Roger Ervin (MBA ’09), senior lecturer in the Wisconsin Evening and Executive MBA Programs, is taking his commitment to engaging students, inspiring learning, and supporting research excellence at the Wisconsin School of Business to a whole new level.
Ervin, who also serves as president and CEO of International Relief and Development, announced that his organization will launch its newest initiative, Blumont, in Madison, Wis., moving a significant portion of its operations from Washington, D.C., to Wisconsin.
“Madison has a lot of advantages we don’t have other places,” says Ervin, who began leading the organization in December 2014 and previously served as Wisconsin’s Secretary of Revenue from 2007 to 2011 and U.S. Commercial Envoy to Africa during the Clinton administration. “To bring the company here, as we are restructuring and rebranding and to really adopt those local values, is critical.”
Having a worldwide relief and development organization next door to the University of Wisconsin-Madison will benefit both Blumont and the UW as a whole.
“There are a lot of things going on at the university that are important to the evolution of markets and capabilities of governments around the world,” he says. “Hopefully we can find a way to collaborate and integrate them into our work, and acquire that knowledge.”
Ervin says he could foresee a range of areas in which the organization could tap into the university’s knowledge and research.
“Research is great, let’s see how much we can put into the practice,” he says. “We can be an outlet of how we can operationalize those in very different environments. I’m looking forward to working with places like the College of Engineering, the Wisconsin Energy Institute, and the Wisconsin School of Business, which impart knowledge in ways that are very important like supply chain management and accounting.”
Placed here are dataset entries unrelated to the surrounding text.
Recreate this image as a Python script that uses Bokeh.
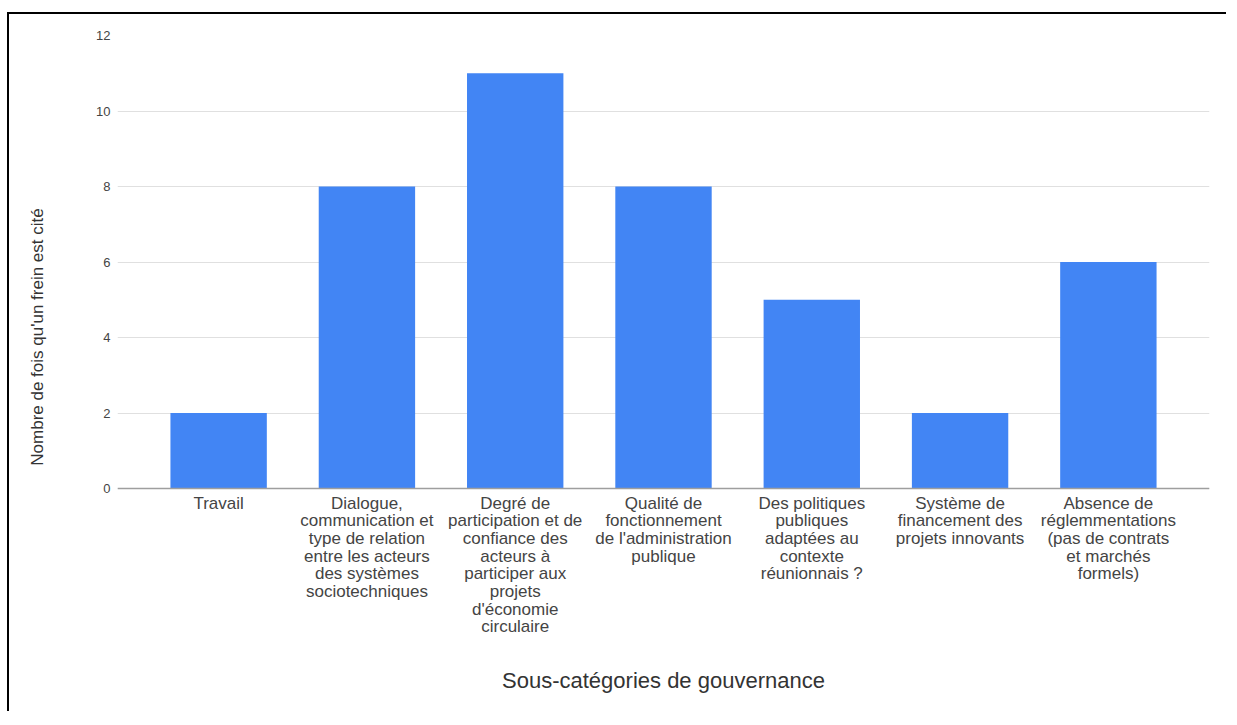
from bokeh.plotting import figure
from bokeh.models import FactorRange, ColumnDataSource, Span
from bokeh.core.properties import value
from bokeh.embed import file_html
from bokeh.resources import INLINE

categories = [
    "Travail",
    "Dialogue, communication et type de relation entre les acteurs des systèmes sociotechniques",
    "Degré de participation et de confiance des acteurs à participer aux projets d'économie circulaire",
    "Qualité de fonctionnement de l'administration publique",
    "Des politiques publiques adaptées au contexte réunionnais ?",
    "Système de financement des projets innovants",
    "Absence de réglemmentations (pas de contrats et marchés formels)",
]
tick_labels = [
    "Travail",
    "Dialogue,\ncommunication et\ntype de relation\nentre les acteurs\ndes systèmes\nsociotechniques",
    "Degré de\nparticipation et de\nconfiance des\nacteurs à\nparticiper aux\nprojets\nd'économie\ncirculaire",
    "Qualité de\nfonctionnement\nde l'administration\npublique",
    "Des politiques\npubliques\nadaptées au\ncontexte\nréunionnais ?",
    "Système de\nfinancement des\nprojets innovants",
    "Absence de\nréglemmentations\n(pas de contrats\net marchés\nformels)",
]
values = [2, 8, 11, 8, 5, 2, 6]
y_ticks = [0, 2, 4, 6, 8, 10, 12]

FONT = "Liberation Sans"
LABEL_TOP = 5      # px below the zero line
LINE_STEP = 17.7   # px between label lines
Y_LOW = -3.97      # room under the zero line for the wrapped category labels

source = ColumnDataSource(data=dict(cat=categories, val=values))

# one row per line of each wrapped category label
lx, ltext, loff = [], [], []
for cat, lab in zip(categories, tick_labels):
    for j, line in enumerate(lab.split("\n")):
        lx.append(cat)
        ltext.append(line)
        loff.append(LABEL_TOP + j * LINE_STEP)
label_src = ColumnDataSource(data=dict(x=lx, y=[0] * len(lx), text=ltext, off=loff))

p = figure(
    x_range=FactorRange(factors=categories, range_padding=0.052),
    y_range=(Y_LOW, 12),
    width=1219, height=699,
    output_backend="svg", toolbar_location=None,
    min_border_left=108, min_border_right=19, min_border_top=21, min_border_bottom=75,
    background_fill_color="white", border_fill_color="white",
)
p.styles = {"border-left": "2px solid black", "border-top": "2px solid black",
            "margin-top": "12px", "margin-left": "7px"}
p.outline_line_color = None

p.vbar(x="cat", top="val", width=0.65, source=source, fill_color="#4285F4", line_color=None)
p.add_layout(Span(location=0, dimension="width", line_color="#9e9e9e", line_width=1.5))

p.text(x="x", y="y", text="text", y_offset="off", source=label_src,
       text_font=value(FONT), text_font_size="17px", text_color="#444444",
       text_align="center", text_baseline="top")

# y axis
p.yaxis.ticker = y_ticks
p.yaxis.axis_line_color = None
p.yaxis.major_tick_line_color = None
p.yaxis.major_tick_out = 0
p.yaxis.major_tick_in = 0
p.yaxis.minor_tick_line_color = None
p.yaxis.major_label_text_font = FONT
p.yaxis.major_label_text_font_size = "13px"
p.yaxis.major_label_text_color = "#444444"
p.yaxis.major_label_standoff = 7
p.yaxis.axis_label = "Nombre de fois qu'un frein est cité"
p.yaxis.axis_label_text_font = FONT
p.yaxis.axis_label_text_font_style = "normal"
p.yaxis.axis_label_text_font_size = "17px"
p.yaxis.axis_label_text_color = "#333333"
p.yaxis.axis_label_standoff = 46

# x axis: only its title is shown (category labels are drawn above as wrapped text)
p.xaxis.major_label_overrides = {c: " " for c in categories}
p.xaxis.axis_line_color = None
p.xaxis.major_tick_line_color = None
p.xaxis.major_tick_out = 0
p.xaxis.major_tick_in = 0
p.xaxis.minor_tick_line_color = None
p.xaxis.major_label_standoff = 0
p.xaxis.major_label_text_font_size = "1px"
p.xaxis.major_label_text_color = None
p.xaxis.axis_label = "Sous-catégories de gouvernance"
p.xaxis.axis_label_text_font = FONT
p.xaxis.axis_label_text_font_style = "normal"
p.xaxis.axis_label_text_font_size = "22px"
p.xaxis.axis_label_text_color = "#333333"
p.xaxis.axis_label_standoff = 29

p.xgrid.grid_line_color = None
p.ygrid.grid_line_color = "#e0e0e0"
p.ygrid.grid_line_width = 1

open("out.html", "w").write(file_html(p, INLINE))
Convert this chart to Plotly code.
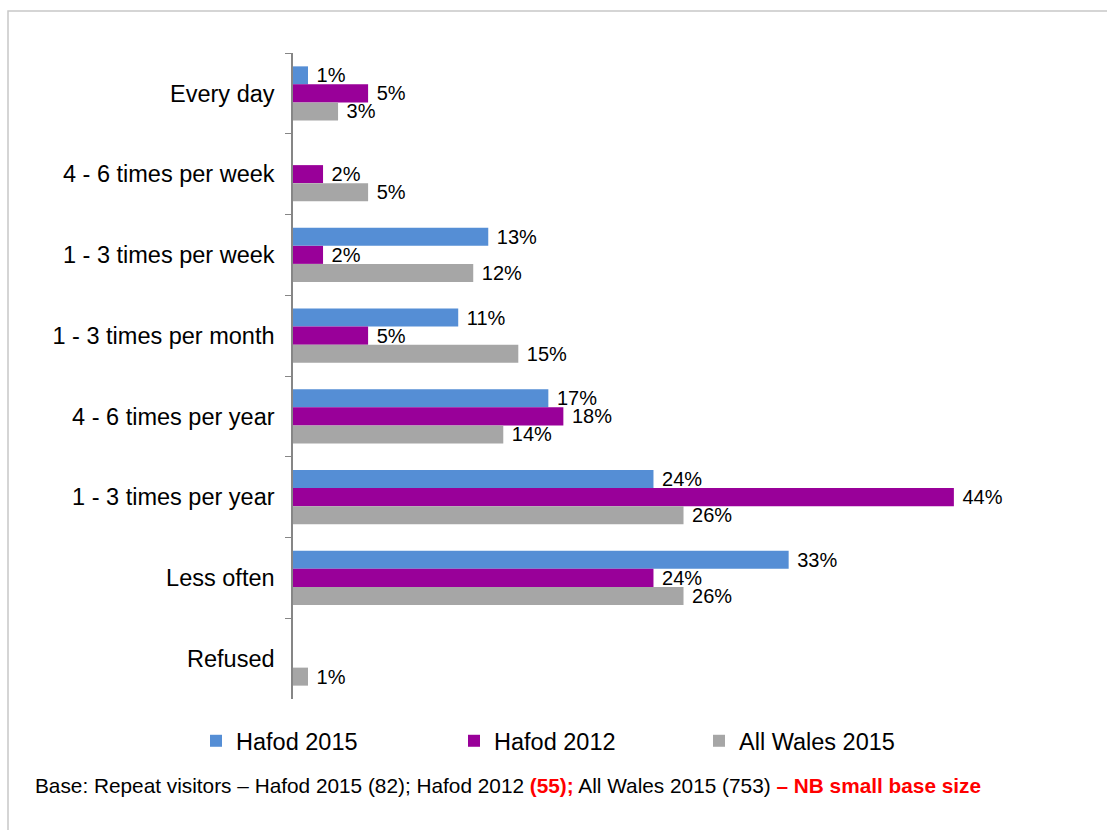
import plotly.graph_objects as go

# Frequency of visits, repeat visitors
categories = [
    "Every day",
    "4 - 6 times per week",
    "1 - 3 times per week",
    "1 - 3 times per month",
    "4 - 6 times per year",
    "1 - 3 times per year",
    "Less often",
    "Refused",
]
hafod_2015 = [1, None, 13, 11, 17, 24, 33, None]
hafod_2012 = [5, 2, 2, 5, 18, 44, 24, None]
all_wales_2015 = [3, 5, 12, 15, 14, 26, 26, 1]

series_names = ["Hafod 2015", "Hafod 2012", "All Wales 2015"]
series_colors = ["#558ED5", "#990099", "#A6A6A6"]
legend_widths = [213, 200, 200]

FONT = "Arial, Liberation Sans, sans-serif"

# page / plot geometry in pixels
W, H = 1107, 830
L, R, T, B = 293, 63, 53, 131
PW, PH = W - L - R, H - T - B


def px_x(x):
    return (x - L) / PW


def px_y(y):
    return (H - B - y) / PH


fig = go.Figure()
for name, vals, color, lw in zip(series_names,
                                 [hafod_2015, hafod_2012, all_wales_2015],
                                 series_colors, legend_widths):
    fig.add_trace(go.Bar(
        y=categories,
        x=vals,
        name=name,
        orientation="h",
        marker=dict(color=color, line=dict(width=0)),
        texttemplate="\u00a0%{x}%",
        textposition="outside",
        constraintext="none",
        textfont=dict(family=FONT, size=20, color="#000000"),
        cliponaxis=False,
        legendwidth=lw,
    ))

fig.update_layout(
    width=W,
    height=H,
    margin=dict(l=L, r=R, t=T, b=B, autoexpand=False),
    paper_bgcolor="white",
    plot_bgcolor="white",
    barmode="group",
    bargap=0.331,
    bargroupgap=0,
    font=dict(family=FONT, color="#000000"),
    xaxis=dict(
        range=[0, 50],
        showgrid=False,
        zeroline=False,
        showticklabels=False,
        showline=False,
        ticks="",
    ),
    yaxis=dict(
        autorange="reversed",
        type="category",
        showgrid=False,
        zeroline=False,
        showline=True,
        linecolor="#868686",
        linewidth=1.5,
        ticks="outside",
        tickson="boundaries",
        ticklen=6,
        tickwidth=1,
        tickcolor="#868686",
        ticklabelstandoff=12,
        tickfont=dict(family=FONT, size=23.5, color="#000000"),
    ),
    showlegend=True,
    legend=dict(
        orientation="h",
        x=px_x(196),
        xanchor="left",
        y=px_y(741),
        yanchor="middle",
        font=dict(family=FONT, size=23.5, color="#000000"),
        bgcolor="rgba(0,0,0,0)",
        traceorder="normal",
        itemclick=False,
    ),
    shapes=[dict(
        type="rect",
        xref="paper",
        yref="paper",
        x0=px_x(8),
        x1=px_x(1130),
        y0=px_y(850),
        y1=px_y(11),
        line=dict(color="#C8C8C8", width=1.5),
        layer="below",
    )],
    annotations=[dict(
        xref="paper",
        yref="paper",
        x=px_x(33),
        y=px_y(785),
        xanchor="left",
        yanchor="middle",
        showarrow=False,
        align="left",
        font=dict(family=FONT, size=20.8, color="#000000"),
        text=("Base: Repeat visitors \u2013 Hafod 2015 (82); Hafod 2012 "
              "<b><span style='color:#FF0000'>(55);</span></b>"
              " All Wales 2015 (753) "
              "<b><span style='color:#FF0000'>\u2013 NB small base size</span></b>"),
    )],
)

fig.write_html("out.html")
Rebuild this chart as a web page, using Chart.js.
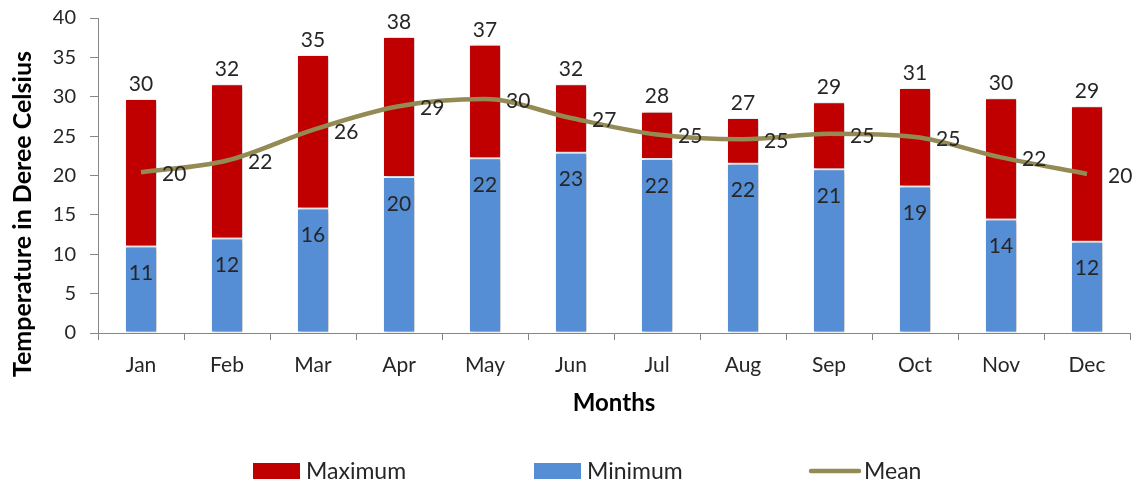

Blumont will provide implementation support for relief and development programs worldwide for governments and multicultural institutions, supporting IRD’s current partners which include the U.S. government, the governments of Britain and Australia, the World Bank, and the United Nations. Blumont and IRD will continue to maintain offices in the Washington, D.C. area, and Amman, Jordan.
Although in the early stages IRD and Blumont will operate as affiliated businesses, it is expected that Blumont will gradually reorganize all IRD programming under a single umbrella. Current IRD projects include running the U.N. refugee agency’s Zaatari camp for Syrian refugees in Jordan, helping locals in Kandahar, Afghanistan create alternate livelihoods to poppy cultivation, and supporting USAID’s Peace Through Development program in West Africa.
A big inspiration for the move, Ervin says, is the Wisconsin Idea.
“That’s really important to me because it’s rare that you have societies that are like Wisconsin and Madison, where there is a view of what’s best for the whole, where they ask how we can do things together,” he says.
Ervin says 35 jobs will come to Madison with the move at first, a figure that is expected to grow. He said the Madison market could best provide jobs in IT, accounting, supply chain management, and social media. Ervin also plans to tap into the university’s large network of Peace Corps alumni for Blumont’s project work.
“We can take people out of the Peace Corps who have been trained in the language or trained with the skills that are needed in those locations and rehire them to work on our UN projects,” Ervin says. “They can come out, we can train them and then they can go work with UN refugees somewhere.”
Blumont will have other Wisconsin connections besides Ervin. The CFO is Brandon Duck (MBA ’09), former CFO of the Wisconsin Economic Development Corporation and co-founder and former president of BadgerMax sports drinks. New board members include Dick George, president and CEO of the Great Lakes Higher Education Corporation, and David Locke, chairman and CEO of McFarland State Bank.